A THIRD DUI? If one is irresponsible, foolish, unthinking and just plain stupid enough to get a third DUI, they have absolutely no right to say ANYTHING about the system that punishes them for that offense. Inhumane jail system? Perhaps. But is there anything MORE inhumane than a person with multiple DUIs injuring or killing someone on the road when the option to not drink was always there?

Eric Hemphill

Suburban Housing: The More Things Change ...

Regarding the "suburban commando" (Guest Commentary, Aug, 5), Catherine O'Sullivan wrote: "Hell, just across the road, there's a development with the houses so close together ... And they all look alike. Coming home drunk, you'd face long odds on finding the right one. You'd just sort of have to close your eyes, pick one and hope for the best."

I suggest watching the History Channel's chronicles of the building of the Hoover Dam. A portion describes the improvements of the laborers' living conditions: shanty towns in the desert established years prior to even the contracts being signed, and the new developments of tract houses that were the primordial Las Vegas.

Your observations of the neighbors' choices of vapid home aesthetics is but a sample of the consistency of the human condition. People lived like that 70 years ago. Moreover, there is a testimony of a then-child of a worker who got to move from the shantytown into the houses, and she said the exact same thing you just wrote: emphasis on the drunk stumbling into the neighbor's house unawares.

And as for HOA fascists ... whoops, that's redundant.

Jeff Calabrese

Only Moms Can Fully Understand Abortion

I am a Democrat, a woman and a mother. It is simply not possible for a woman who has not experienced motherhood to understand the gravity and consequences of abortion.

I support women's rights, but most women don't appreciate or earn them. Some ignore birth control, wait months and months and months into a pregnancy, and then still believe they are entitled to reproductive control of their bodies. It's a shame they don't take responsibility for (or desire that control) BEFORE a child is conceived. Instead of thinking about what they will be losing in life WITH their child, I would encourage women to consider what they will be losing in life WITHOUT their child.

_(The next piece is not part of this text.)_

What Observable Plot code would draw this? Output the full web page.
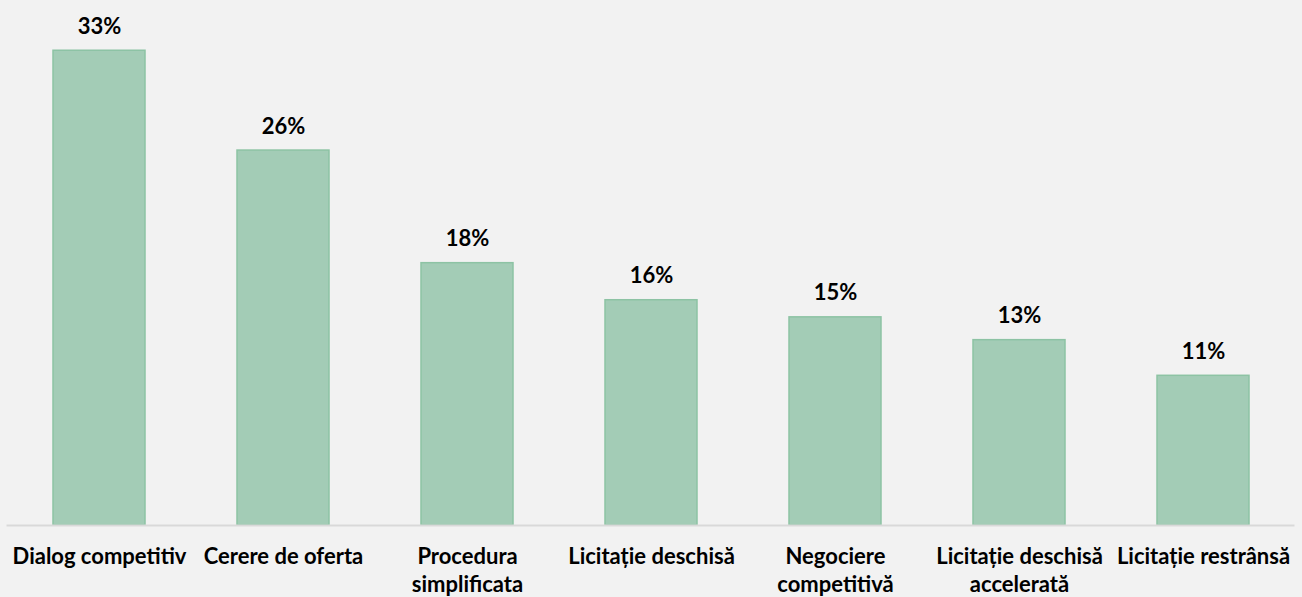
<!DOCTYPE html>
<html><head><meta charset="utf-8">
<script src="https://cdn.jsdelivr.net/npm/d3@7"></script>
<script src="https://cdn.jsdelivr.net/npm/@observablehq/plot@0.6"></script>
<style>html,body{margin:0;padding:0;background:#f2f2f2;overflow:hidden;}</style>
</head><body><div id="chart"></div>
<script>
const categories = ["Dialog competitiv", "Cerere de oferta", "Procedura simplificata", "Licitație deschisă", "Negociere competitivă", "Licitație deschisă accelerată", "Licitație restrânsă"];
const values = [33.3, 26.3, 18.4, 15.8, 14.6, 13.0, 10.5];
const labels = ["33%", "26%", "18%", "16%", "15%", "13%", "11%"];

const data = categories.map((c, i) => ({category: c, value: values[i], label: labels[i]}));

const chart = Plot.plot({
  width: 1302,
  height: 597,
  marginLeft: 6.5,
  marginRight: 7.5,
  marginTop: 26,
  marginBottom: 72,
  style: {background: "#f2f2f2", fontFamily: "Lato, 'Open Sans', sans-serif", color: "#000"},
  x: {domain: categories, paddingInner: 0.5, paddingOuter: 0.25, label: null},
  y: {domain: [0, 35], axis: null},
  marks: [
    Plot.barY(data, {x: "category", y: "value", fill: "#a3ccb6", stroke: "#8dc3a4", strokeWidth: 1.5}),
    Plot.ruleY([0], {stroke: "#d9d9d9", strokeWidth: 2}),
    Plot.text(data, {x: "category", y: "value", text: "label", lineAnchor: "bottom", dy: -17, fontSize: 22, fontWeight: "bold", fill: "#000"}),
    Plot.axisX({tickSize: 0, tickPadding: 18, fontSize: 22, fontWeight: "bold", lineWidth: 9, lineHeight: 1.3, fill: "#000", label: null})
  ]
});
document.getElementById("chart").append(chart);
</script>
</body></html>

They also should consider what the world will be losing without the joy, innocence and future contributions of their child.

And just to piss off a few more people: It is hypocritical to try to deny women both choice AND welfare. Though many will say that there are many people who would wish to adopt that unborn child, I would remind them that there are already more children in the world waiting to be adopted than there are families willing to adopt them.

Lisa Theis

In Defense of ... the 'Village' People?

I just wanted to say, I saw The Village three times last week ("Unwatchable," Cinema, Aug. 5). At least 80 percent of each crowd physically recoiled, or jumped in their seat on more than one occasion during the film. I thought it was refreshing not to have 33 images a second of digital masturbation to fill half a movie.

Let's face it: What movie isn't predictable these days? And how hard is it to write a screenplay with no cursin' that doesn't involve a superhero in these troubled times? Give M. one more chance, if not for you, for the village people.